-- Start of The input --
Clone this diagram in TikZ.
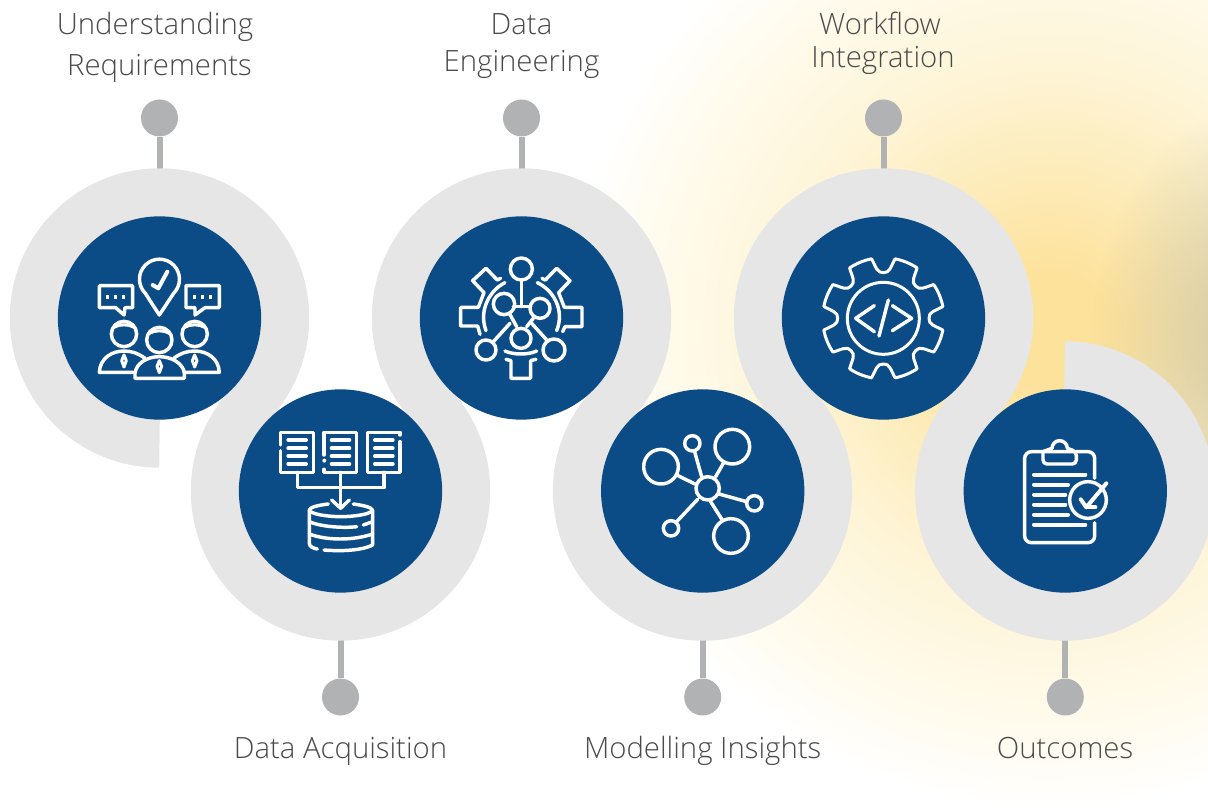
\documentclass[tikz,border=0pt]{standalone}
\usepackage{fontspec}
\setmainfont{Open Sans Light}
\usetikzlibrary{fadings}
\definecolor{navy}{HTML}{0B4C86}
\definecolor{ringgray}{HTML}{E6E6E6}
\definecolor{dotgray}{HTML}{B1B2B4}
\definecolor{labelgray}{HTML}{4A4A4A}
\definecolor{gA}{HTML}{FDE29C}
\definecolor{gB}{HTML}{FDEBB8}
\definecolor{gC}{HTML}{FEF5D8}
\definecolor{gD}{HTML}{FFFBEE}
\definecolor{dusk}{HTML}{A8A58C}
\pgfdeclareradialshading{glow}{\pgfpoint{0bp}{0bp}}{%
  color(0bp)=(gA); color(3bp)=(gA); color(8bp)=(gB); color(14bp)=(gC); color(21bp)=(gD); color(25bp)=(white); color(50bp)=(white)}
\tikzfading[name=duskfade, inner color=transparent!45, outer color=transparent!100]
\pgfdeclarelayer{back}
\pgfsetlayers{back,main}
\tikzset{
  core/.style={circle,fill=navy,minimum size=152.5pt,inner sep=0pt},
  pin/.style={circle,fill=dotgray,minimum size=27.75pt,inner sep=0pt},
  stem/.style={draw=dotgray,line width=4.5pt},
  lab/.style={text=labelgray,align=center,anchor=base},
  ico/.style={draw=white,line width=2.25pt,line cap=round,line join=round},
  icox/.style={ico,line width=2.6pt},
}
\begin{document}
\begin{tikzpicture}[x=0.75pt,y=-0.75pt]
\useasboundingbox (0,0) rectangle (1208,809);
% hubs
\node[core] (c1) at (159.5,318) {};
\node[core] (c2) at (340.5,491) {};
\node[core] (c3) at (521.5,318) {};
\node[core] (c4) at (702.7,491) {};
\node[core] (c5) at (883.5,318) {};
\node[core] (c6) at (1065.3,491) {};
% pins
\node[pin] (p1) at (159.5,118) {};
\node[pin] (p2) at (340.5,697) {};
\node[pin] (p3) at (521.5,118) {};
\node[pin] (p4) at (702.7,697) {};
\node[pin] (p5) at (883.5,118) {};
\node[pin] (p6) at (1065.3,697) {};
% labels
\node[lab,font=\fontsize{22}{30.75}\selectfont] (l1) at (155,76) {Understanding\\\hspace*{6.75pt}Requirements};
\node[lab,font=\fontsize{22}{27.75}\selectfont] (l3) at (521.5,72) {Data\\Engineering};
\node[lab,font=\fontsize{22}{24.75}\selectfont] (l5) at (880,68) {Workflow\\\hspace*{4.5pt}Integration};
\node[lab,font=\fontsize{22}{26}\selectfont] (l2) at (340.5,758) {Data Acquisition};
\node[lab,font=\fontsize{22}{26}\selectfont] (l4) at (702.7,758) {Modelling Insights};
\node[lab,font=\fontsize{22}{26}\selectfont] (l6) at (1065,758) {Outcomes};
\begin{pgfonlayer}{back}
  \begin{scope}
    \clip (0,0) rectangle (1208,809);
    \path[shading=glow] (1050,330) circle[radius=480];
    \fill[dusk,path fading=duskfade] (1262,335) ellipse[x radius=170,y radius=230];
  \end{scope}
  \foreach \n in {1,...,6} \draw[stem] (p\n) -- (c\n);
  \draw[ringgray,line width=36.75pt,line cap=butt,line join=round]
    (159.5,443.2)
    arc[start angle=90,end angle=403.7,radius=125.2]
    arc[start angle=223.7,end angle=-43.7,radius=125.2]
    arc[start angle=136.3,end angle=403.7,radius=125.2]
    arc[start angle=223.7,end angle=-43.7,radius=125.2]
    arc[start angle=136.3,end angle=403.7,radius=125.2]
    arc[start angle=223.7,end angle=-90,radius=125.2];
\end{pgfonlayer}
% icon 1: team and bubbles
\begin{scope}[shift={(50,210)},x=0.25pt,y=-0.25pt]
  \draw[icox] (328,315) -- (286,250) arc[start angle=135,end angle=405,radius=60] -- cycle;
  \draw[icox,line width=3pt] (308,225) -- (325,235) -- (352,185);
  \draw[icox] (248,293) -- (248,227) -- (148,227) -- (148,293) -- (197,293) -- (222,315) -- (225,293) -- cycle;
  \draw[icox] (408,293) -- (408,227) -- (508,227) -- (508,293) -- (465,293) -- (435,315) -- (435,293) -- cycle;
  \foreach \x in {173,197,221,434,458,482} \fill[white] (\x-5,256) rectangle (\x+5,266);
  \foreach \x/\y in {222/372,328/390,434/372} {
    \draw[icox] (\x,\y) circle[radius=38];
    \draw[ico] (\x-30,\y-20) .. controls (\x-14,\y-30) and (\x+14,\y-30) .. (\x+30,\y-20);
  }
  \draw[icox] (250,487) -- (148,487) .. controls (150,445) and (185,423) .. (222,423) .. controls (245,423) and (265,430) .. (285,445);
  \draw[icox] (406,487) -- (508,487) .. controls (506,445) and (471,423) .. (434,423) .. controls (411,423) and (391,430) .. (371,445);
  \draw[icox] (255,505) -- (403,505) -- (403,490) .. controls (400,460) and (365,440) .. (328,440) .. controls (291,440) and (258,460) .. (255,490) -- cycle;
  \foreach \x/\y in {222/435,434/435,328/452} \draw[ico] (\x,\y) -- (\x-7,\y+17) -- (\x,\y+36) -- (\x+7,\y+17) -- cycle;
\end{scope}
% icon 2: documents into database
\begin{scope}[shift={(230,380)},x=0.25pt,y=-0.25pt]
  \draw[icox] (152,195) -- (152,157) -- (250,157) -- (250,277) -- (152,277) -- (152,212);
  \draw[icox] (282,225) -- (282,157) -- (380,157) -- (380,277) -- (282,277) -- (282,268);
  \fill[white] (283,242) circle[radius=6];
  \draw[icox] (510,185) -- (510,277) -- (412,277) -- (412,157) -- (510,157) -- (510,165);
  \foreach \x in {175,305,435} \foreach \y in {180,205,228,252} \draw[icox,line width=3pt] (\x,\y) -- (\x+53,\y);
  \draw[icox] (203,277) -- (203,323) -- (462,323) -- (462,277);
  \draw[icox] (332,277) -- (332,385);
  \draw[icox] (305,360) -- (332,385) -- (358,360);
  \draw[icox] (295,372) .. controls (262,376) and (240,382) .. (238,390) .. controls (240,402) and (290,410) .. (332,410) .. controls (375,410) and (425,402) .. (427,390) .. controls (425,382) and (400,376) .. (370,372);
  \draw[icox] (238,390) -- (238,490) .. controls (238,500) and (250,505) .. (262,507);
  \draw[icox] (282,510) .. controls (340,515) and (400,510) .. (428,495) -- (428,390);
  \draw[icox] (238,425) .. controls (270,440) and (340,445) .. (380,440);
  \draw[icox] (400,435) -- (428,425);
  \draw[icox] (238,462) .. controls (290,482) and (370,482) .. (428,462);
\end{scope}
% icon 3: network in gear
\begin{scope}[shift={(410,210)},x=0.25pt,y=-0.25pt]
  \foreach \x/\y/\r in {334/177/33,282/282/32,390/295/30,333/385/30,228/420/30,432/420/33} \draw[icox] (\x,\y) circle[radius=\r];
  \draw[icox] (334,210) -- (334,290);
  \draw[icox] (310,290) -- (362,290);
  \draw[icox] (298,310) -- (320,350);
  \draw[icox] (370,325) -- (350,350);
  \draw[icox] (300,340) -- (250,395);
  \draw[icox] (365,340) -- (412,392);
  \draw[icox] (285,218) .. controls (240,240) and (205,300) .. (228,362);
  \draw[icox] (382,218) .. controls (430,240) and (465,300) .. (440,362);
  \draw[icox] (272,205) -- (262,210) -- (228,175) -- (188,212) -- (222,248) -- (205,292) -- (152,292) -- (152,348) -- (203,348) -- (210,373);
  \draw[icox] (396,205) -- (406,210) -- (440,175) -- (480,212) -- (446,248) -- (463,292) -- (516,292) -- (516,350) -- (465,350) -- (458,365);
  \draw[icox] (285,423) .. controls (310,435) and (355,435) .. (380,423);
  \draw[icox] (288,448) -- (303,452) -- (303,505) -- (362,505) -- (362,452) -- (378,448);
\end{scope}
% icon 4: hub and spokes
\begin{scope}[shift={(595,380)},x=0.25pt,y=-0.25pt]
  \foreach \x/\y/\r in {338/325/35,412/200/52,198/260/52,292/190/23,478/370/23,228/445/23,408/468/52} \draw[icox] (\x,\y) circle[radius=\r];
  \draw[icox] (320,290) -- (298,212);
  \draw[icox] (362,290) -- (385,250);
  \draw[icox] (300,312) -- (245,285);
  \draw[icox] (372,342) -- (455,365);
  \draw[icox] (308,358) -- (245,425);
  \draw[icox] (345,362) -- (382,420);
\end{scope}
% icon 5: gear with code
\begin{scope}[shift={(775,210)},x=0.25pt,y=-0.25pt]
  \begin{scope}[shift={(325,325)}]
    \draw[ico] (-11.2:182) \foreach \a in {0,45,...,315} {
      .. controls (\a-8:155) and (\a-8:137) .. (\a:137)
      .. controls (\a+8:137) and (\a+8:155) .. (\a+11.2:182)
      arc[start angle=\a+11.2,end angle=\a+33.8,radius=182] } -- cycle;
    \draw[ico] (0,0) circle[radius=108];
  \end{scope}
  \draw[icox] (298,287) -- (242,325) -- (298,365);
  \draw[icox] (352,287) -- (410,325) -- (352,362);
  \draw[icox] (340,270) -- (312,378);
\end{scope}
% icon 6: clipboard with tick
\begin{scope}[shift={(958,380)},x=0.25pt,y=-0.25pt]
  \draw[icox,rounded corners=5pt] (410,295) -- (410,215) -- (200,215) -- (200,488) -- (410,488) -- (410,428);
  \draw[icox,rounded corners=3pt] (255,215) -- (255,252) -- (355,252) -- (355,215) -- (328,205);
  \draw[icox] (255,215) -- (282,205) arc[start angle=180,end angle=360,radius=23];
  \foreach \y/\e in {284/382,314/330,344/322,374/322,404/330,434/382} \draw[icox,line width=3pt] (228,\y) -- (\e,\y);
  \draw[icox] (390,360) circle[radius=55];
  \draw[icox,line width=3pt] (368,358) -- (385,382) -- (445,310);
  \draw[icox,line width=3pt] (385,382) -- (412,382);
\end{scope}
\end{tikzpicture}
\end{document}
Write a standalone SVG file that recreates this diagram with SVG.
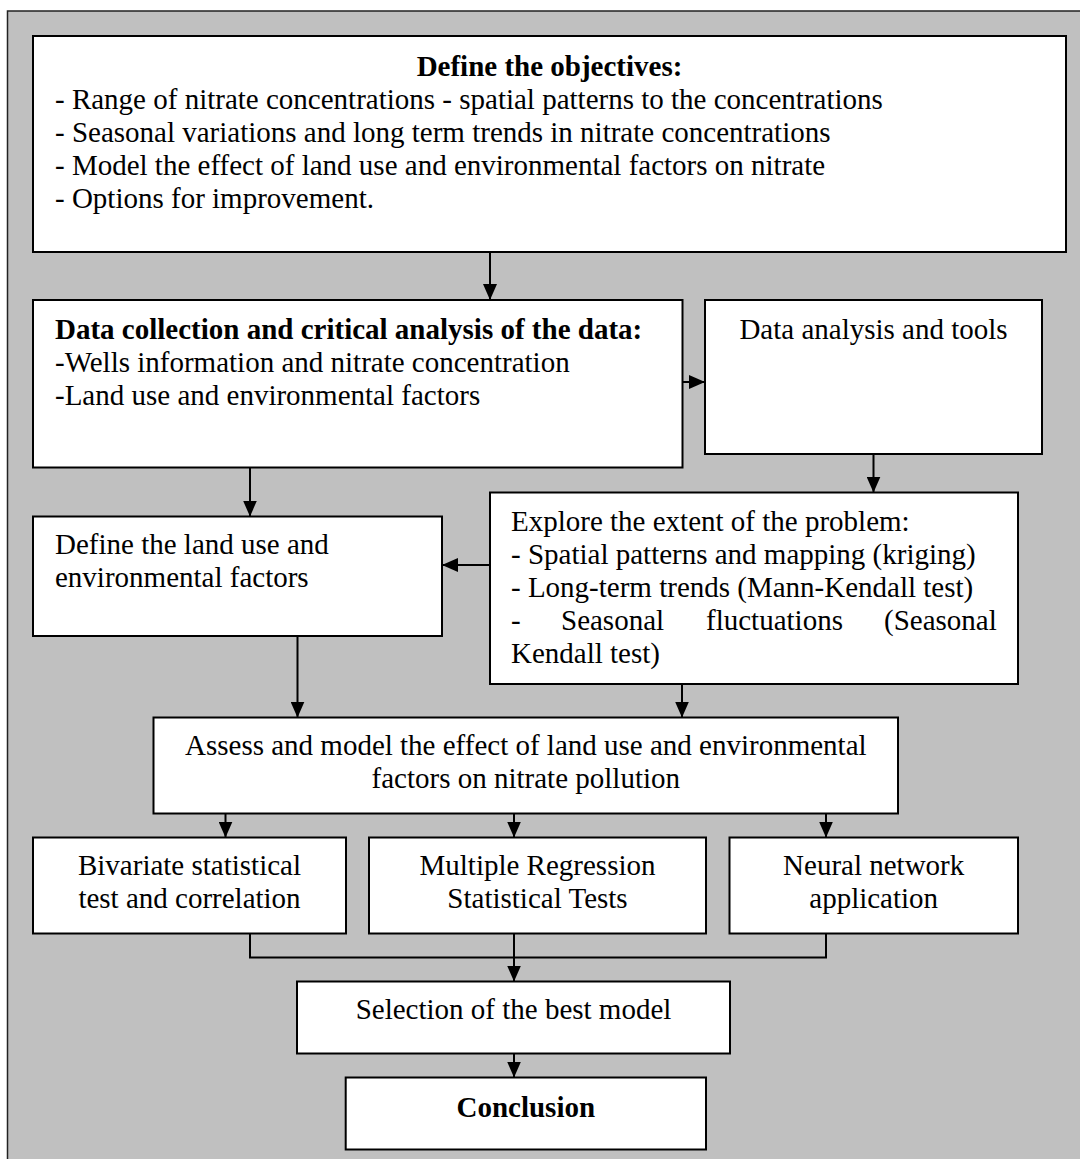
<svg xmlns="http://www.w3.org/2000/svg" width="1080" height="1159" viewBox="0 0 1080 1159">
  <style>
    .box { fill: #ffffff; stroke: #000000; stroke-width: 2; }
    .t { font-family: "Liberation Serif", "Times New Roman", serif; font-size: 29px; fill: #000000; }
    .b { font-weight: bold; }
    .c { text-anchor: middle; }
    .ln { fill: none; stroke: #000000; stroke-width: 2; }
  </style>
  <defs>
    <marker id="arrow" markerUnits="userSpaceOnUse" markerWidth="16" markerHeight="14" refX="16" refY="7" orient="auto">
      <path d="M0,0 L16,7 L0,14 z" fill="#000000"/>
    </marker>
  </defs>

  <rect x="0" y="0" width="1080" height="1159" fill="#ffffff"/>
  <!-- grey background panel -->
  <rect x="7.5" y="11" width="1090" height="1170" fill="#c0c0c0" stroke="#222222" stroke-width="1.5"/>

  <!-- connectors -->
  <g id="connectors">
    <line class="ln" x1="490" y1="252" x2="490" y2="300" marker-end="url(#arrow)"/>
    <line class="ln" x1="682.5" y1="382" x2="705" y2="382" marker-end="url(#arrow)"/>
    <line class="ln" x1="873.5" y1="454" x2="873.5" y2="492.5" marker-end="url(#arrow)"/>
    <line class="ln" x1="250" y1="467.5" x2="250" y2="516.5" marker-end="url(#arrow)"/>
    <line class="ln" x1="490" y1="565" x2="442" y2="565" marker-end="url(#arrow)"/>
    <line class="ln" x1="297.5" y1="636" x2="297.5" y2="717.5" marker-end="url(#arrow)"/>
    <line class="ln" x1="682" y1="684" x2="682" y2="717.5" marker-end="url(#arrow)"/>
    <line class="ln" x1="225.5" y1="813.5" x2="225.5" y2="837.5" marker-end="url(#arrow)"/>
    <line class="ln" x1="514" y1="813.5" x2="514" y2="837.5" marker-end="url(#arrow)"/>
    <line class="ln" x1="826" y1="813.5" x2="826" y2="837.5" marker-end="url(#arrow)"/>
    <polyline class="ln" points="250,933.5 250,957.5 826,957.5 826,933.5"/>
    <line class="ln" x1="514" y1="933.5" x2="514" y2="981.5" marker-end="url(#arrow)"/>
    <line class="ln" x1="514" y1="1053.5" x2="514" y2="1077.5" marker-end="url(#arrow)"/>
  </g>

  <!-- objectives -->
  <g id="objectives">
    <rect class="box" x="33" y="36" width="1033" height="216"/>
    <text class="t b c" x="549.5" y="76">Define the objectives:</text>
    <text class="t" x="55" y="109">- Range of nitrate concentrations - spatial patterns to the concentrations</text>
    <text class="t" x="55" y="142">- Seasonal variations and long term trends in nitrate concentrations</text>
    <text class="t" x="55" y="175">- Model the effect of land use and environmental factors on nitrate</text>
    <text class="t" x="55" y="208">- Options for improvement.</text>
  </g>

  <!-- data collection -->
  <g id="data-collection">
    <rect class="box" x="33" y="300" width="649.5" height="167.5"/>
    <text class="t b" x="55" y="339">Data collection and critical analysis of the data:</text>
    <text class="t" x="55" y="372">-Wells information and nitrate concentration</text>
    <text class="t" x="55" y="405">-Land use and environmental factors</text>
  </g>

  <!-- data analysis -->
  <g id="data-analysis">
    <rect class="box" x="705" y="300" width="337" height="154"/>
    <text class="t c" x="873.5" y="339">Data analysis and tools</text>
  </g>

  <!-- land use factors -->
  <g id="land-use">
    <rect class="box" x="33" y="516.5" width="409" height="119.5"/>
    <text class="t" x="55" y="553.5">Define the land use and</text>
    <text class="t" x="55" y="586.5">environmental factors</text>
  </g>

  <!-- explore the problem -->
  <g id="explore">
    <rect class="box" x="490" y="492.5" width="528" height="191.5"/>
    <text class="t" x="511" y="530.5">Explore the extent of the problem:</text>
    <text class="t" x="511" y="563.5">- Spatial patterns and mapping (kriging)</text>
    <text class="t" x="511" y="596.5">- Long-term trends (Mann-Kendall test)</text>
    <text class="t" y="629.5"><tspan x="511">-</tspan><tspan x="561">Seasonal</tspan><tspan x="706">fluctuations</tspan><tspan x="884">(Seasonal</tspan></text>
    <text class="t" x="511" y="662.5">Kendall test)</text>
  </g>

  <!-- assess and model -->
  <g id="assess">
    <rect class="box" x="153.5" y="717.5" width="744.5" height="96"/>
    <text class="t c" x="525.8" y="755">Assess and model the effect of land use and environmental</text>
    <text class="t c" x="525.8" y="788">factors on nitrate pollution</text>
  </g>

  <!-- bivariate -->
  <g id="bivariate">
    <rect class="box" x="33" y="837.5" width="313" height="96"/>
    <text class="t c" x="189.5" y="875">Bivariate statistical</text>
    <text class="t c" x="189.5" y="908">test and correlation</text>
  </g>

  <!-- multiple regression -->
  <g id="regression">
    <rect class="box" x="369" y="837.5" width="337" height="96"/>
    <text class="t c" x="537.5" y="875">Multiple Regression</text>
    <text class="t c" x="537.5" y="908">Statistical Tests</text>
  </g>

  <!-- neural network -->
  <g id="neural">
    <rect class="box" x="729.5" y="837.5" width="288.5" height="96"/>
    <text class="t c" x="873.7" y="875">Neural network</text>
    <text class="t c" x="873.7" y="908">application</text>
  </g>

  <!-- model selection -->
  <g id="selection">
    <rect class="box" x="297" y="981.5" width="433" height="72"/>
    <text class="t c" x="513.5" y="1019">Selection of the best model</text>
  </g>

  <!-- conclusion -->
  <g id="conclusion">
    <rect class="box" x="345.7" y="1077.5" width="360.3" height="72"/>
    <text class="t b c" x="525.8" y="1117">Conclusion</text>
  </g>
</svg>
-- End of The input --
The exercise - Find the lines that include the string "standalone", then copy each of them.

Answer for the task -
\documentclass[tikz,border=0pt]{standalone}
Write a standalone SVG file that recreates this diagram with SVG.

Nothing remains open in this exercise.